Over the course of many decades, Hayek developed, explained and defended his position that it is a “fatal conceit” to believe that “man is able to shape the world around him according to his wishes.” Rather, he argued, the “extended order” of human cooperation “resulted not from human design or intention but spontaneously.”
As Hayek understood, knowledge is dispersed in a world too complicated for any central planner to ever wrap their heads around. Through the price system, the needs and wants of people all over the world can be met more optimally by entrepreneurs and individuals who possess the specific knowledge required to fulfill them. Try as they might, no central planning government bureaucracy could coordinate such a dynamic system.
He did not doubt the intentions of collectivists who seek to use the force of government to remake society, but worried about the long-term threat of collectivism and reliance on state power not only on the economy but on society as a whole.
“The tragedy of collectivist thought is that while it starts out to make reason supreme, it ends by destroying reason,” he observed.
As Hayek championed the power of the free market, individual liberty and generally opposed interventionism, Hayek viewed the role of government narrowly.

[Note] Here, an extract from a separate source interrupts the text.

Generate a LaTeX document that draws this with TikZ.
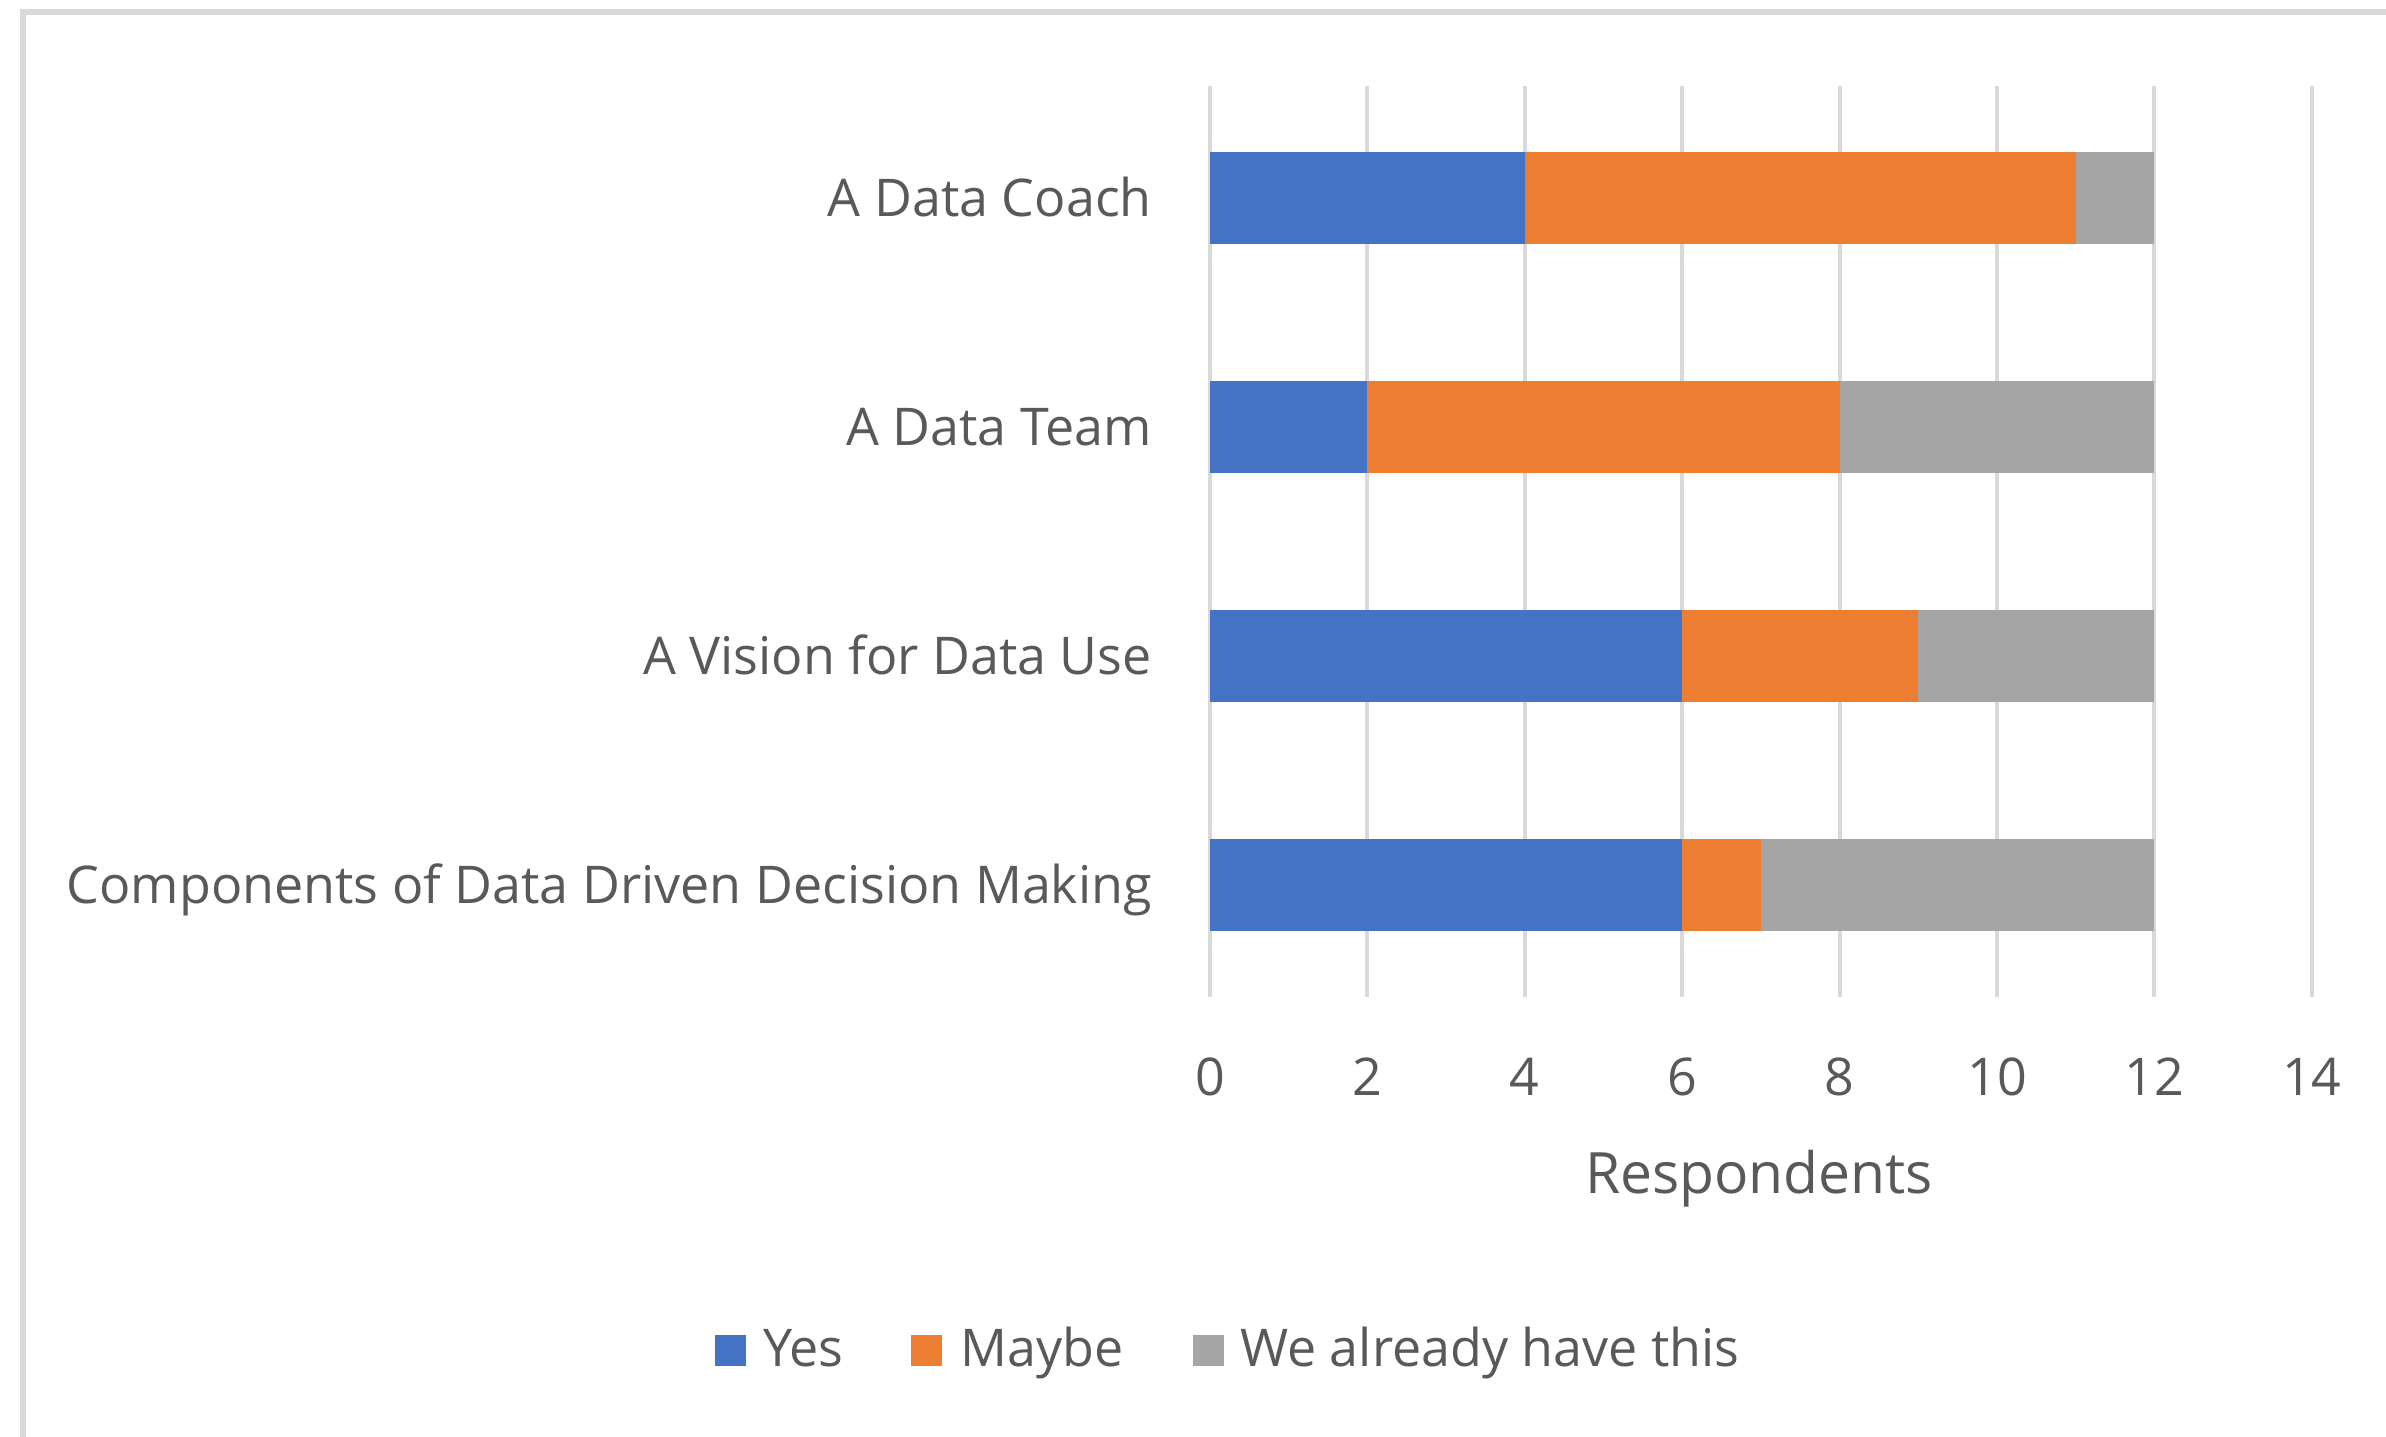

Laws and government decrees, he argued, should be general, equal and certain.
Though he supported the providing of some social safety net programs, he opposed the redistribution of wealth and policies rooted in “social justice,” the latter of which he described as a “mirage” and “a quasi-religious belief with no content whatsoever.” He was certainly right about that.
Though Hayek passed away in 1992, his ideas are as relevant as ever.
If governments operated with Hayekian principles in mind, there would be more robust commitments to checks-and-balances to ensure government doesn’t overreach. Governments (and voters) would also recognize that their endless interventions in the market system stifle the potential for innovative solutions to emerge. And fundamentally, that top-down government solutions have a tendency to stifle bottom-up solutions that can emerge from the voluntary cooperation of free people.
In a time when governments at all levels are busy concocting new interventions, new market manipulations, new taxes and new roles for government bureaucrats in society, we hope that more Americans recognize, as Hayek did, that continuing down that path is the road to serfdom, not prosperity.